**Aim:** Write out exactly, please, every line from the beginning of the entries to the line holding "const yTicks = [0, 1, 2, 3, 4, 5];", and no pictures.

───── Provided data ─────

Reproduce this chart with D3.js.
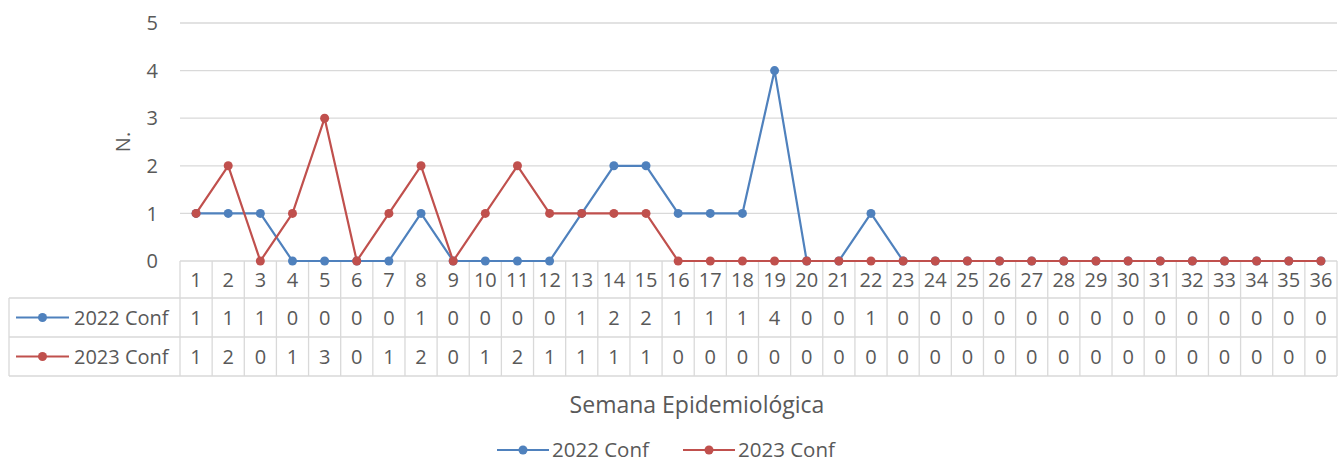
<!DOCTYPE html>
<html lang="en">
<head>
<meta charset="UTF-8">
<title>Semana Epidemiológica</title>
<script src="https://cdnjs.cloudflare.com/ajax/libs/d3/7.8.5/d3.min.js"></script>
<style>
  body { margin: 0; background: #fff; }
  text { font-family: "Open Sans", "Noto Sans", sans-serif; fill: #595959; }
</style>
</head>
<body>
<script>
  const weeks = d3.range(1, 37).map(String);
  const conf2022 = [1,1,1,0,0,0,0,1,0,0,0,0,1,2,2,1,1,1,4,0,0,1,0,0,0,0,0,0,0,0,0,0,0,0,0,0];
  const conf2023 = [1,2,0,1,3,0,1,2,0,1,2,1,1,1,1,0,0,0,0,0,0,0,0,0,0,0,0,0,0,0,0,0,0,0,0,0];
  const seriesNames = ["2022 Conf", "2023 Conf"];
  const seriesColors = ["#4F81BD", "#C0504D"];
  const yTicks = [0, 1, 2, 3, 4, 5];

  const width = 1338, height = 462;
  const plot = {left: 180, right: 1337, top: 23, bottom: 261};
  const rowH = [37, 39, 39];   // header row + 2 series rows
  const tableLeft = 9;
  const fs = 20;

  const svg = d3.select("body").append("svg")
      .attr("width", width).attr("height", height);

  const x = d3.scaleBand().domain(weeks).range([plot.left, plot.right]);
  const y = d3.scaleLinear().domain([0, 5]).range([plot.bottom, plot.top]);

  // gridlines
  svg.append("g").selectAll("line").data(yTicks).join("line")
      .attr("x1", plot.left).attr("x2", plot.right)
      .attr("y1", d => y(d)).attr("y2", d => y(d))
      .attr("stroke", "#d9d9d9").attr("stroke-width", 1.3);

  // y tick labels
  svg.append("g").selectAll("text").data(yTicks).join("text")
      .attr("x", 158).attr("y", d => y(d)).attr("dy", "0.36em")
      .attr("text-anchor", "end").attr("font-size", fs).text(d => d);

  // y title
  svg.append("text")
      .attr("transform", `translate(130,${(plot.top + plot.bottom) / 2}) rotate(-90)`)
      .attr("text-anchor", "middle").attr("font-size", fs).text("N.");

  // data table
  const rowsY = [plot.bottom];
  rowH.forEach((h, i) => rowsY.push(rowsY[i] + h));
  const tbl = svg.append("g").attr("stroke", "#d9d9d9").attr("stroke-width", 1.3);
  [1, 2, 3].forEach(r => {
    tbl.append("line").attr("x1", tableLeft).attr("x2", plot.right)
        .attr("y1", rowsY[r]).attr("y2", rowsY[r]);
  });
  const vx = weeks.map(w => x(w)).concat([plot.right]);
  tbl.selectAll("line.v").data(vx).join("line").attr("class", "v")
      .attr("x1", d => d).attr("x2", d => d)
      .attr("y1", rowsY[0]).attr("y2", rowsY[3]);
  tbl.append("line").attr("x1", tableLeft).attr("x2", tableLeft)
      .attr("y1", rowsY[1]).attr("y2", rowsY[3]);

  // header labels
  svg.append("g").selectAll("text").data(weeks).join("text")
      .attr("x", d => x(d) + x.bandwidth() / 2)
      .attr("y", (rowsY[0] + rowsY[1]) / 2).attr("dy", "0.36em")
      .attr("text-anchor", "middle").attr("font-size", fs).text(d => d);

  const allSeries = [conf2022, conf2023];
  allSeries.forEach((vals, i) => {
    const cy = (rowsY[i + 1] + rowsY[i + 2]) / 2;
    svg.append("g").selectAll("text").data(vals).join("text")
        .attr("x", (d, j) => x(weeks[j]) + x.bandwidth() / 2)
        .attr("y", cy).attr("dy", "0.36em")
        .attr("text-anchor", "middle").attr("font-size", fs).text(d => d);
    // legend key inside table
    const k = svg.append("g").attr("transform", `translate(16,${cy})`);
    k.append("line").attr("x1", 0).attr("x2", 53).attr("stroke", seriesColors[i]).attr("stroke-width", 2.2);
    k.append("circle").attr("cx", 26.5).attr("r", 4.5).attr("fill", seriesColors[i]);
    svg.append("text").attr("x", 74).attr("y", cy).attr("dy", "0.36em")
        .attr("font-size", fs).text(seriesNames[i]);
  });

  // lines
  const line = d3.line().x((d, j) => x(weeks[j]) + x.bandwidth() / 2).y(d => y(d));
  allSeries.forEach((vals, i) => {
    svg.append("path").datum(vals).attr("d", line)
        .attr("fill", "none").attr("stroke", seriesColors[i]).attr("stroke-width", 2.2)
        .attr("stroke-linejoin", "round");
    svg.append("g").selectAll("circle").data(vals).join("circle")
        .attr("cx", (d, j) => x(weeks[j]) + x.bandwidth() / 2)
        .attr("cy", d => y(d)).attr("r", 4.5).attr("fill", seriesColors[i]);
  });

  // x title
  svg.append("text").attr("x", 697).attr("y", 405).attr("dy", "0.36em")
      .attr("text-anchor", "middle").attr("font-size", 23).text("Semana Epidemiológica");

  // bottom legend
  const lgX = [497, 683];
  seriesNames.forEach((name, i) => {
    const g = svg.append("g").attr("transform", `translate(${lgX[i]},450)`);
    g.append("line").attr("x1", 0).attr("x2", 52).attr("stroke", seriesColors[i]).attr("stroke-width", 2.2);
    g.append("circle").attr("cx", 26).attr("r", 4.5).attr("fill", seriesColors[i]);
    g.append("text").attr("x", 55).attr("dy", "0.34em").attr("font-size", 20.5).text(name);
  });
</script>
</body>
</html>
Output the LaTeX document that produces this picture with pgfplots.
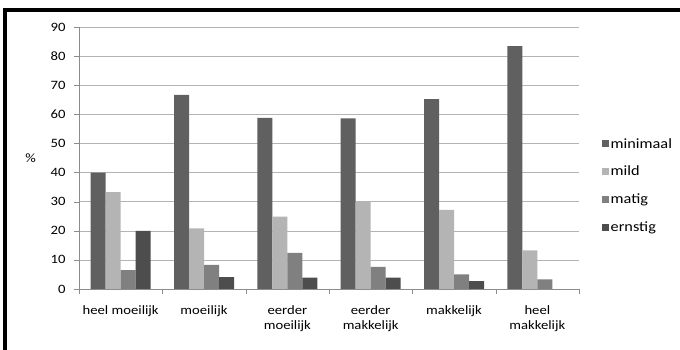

─────

**Finished task:**
Reproduce this chart with D3.js.
<!DOCTYPE html>
<html lang="en">
<head>
<meta charset="UTF-8">
<title>Semana Epidemiológica</title>
<script src="https://cdnjs.cloudflare.com/ajax/libs/d3/7.8.5/d3.min.js"></script>
<style>
  body { margin: 0; background: #fff; }
  text { font-family: "Open Sans", "Noto Sans", sans-serif; fill: #595959; }
</style>
</head>
<body>
<script>
  const weeks = d3.range(1, 37).map(String);
  const conf2022 = [1,1,1,0,0,0,0,1,0,0,0,0,1,2,2,1,1,1,4,0,0,1,0,0,0,0,0,0,0,0,0,0,0,0,0,0];
  const conf2023 = [1,2,0,1,3,0,1,2,0,1,2,1,1,1,1,0,0,0,0,0,0,0,0,0,0,0,0,0,0,0,0,0,0,0,0,0];
  const seriesNames = ["2022 Conf", "2023 Conf"];
  const seriesColors = ["#4F81BD", "#C0504D"];
  const yTicks = [0, 1, 2, 3, 4, 5];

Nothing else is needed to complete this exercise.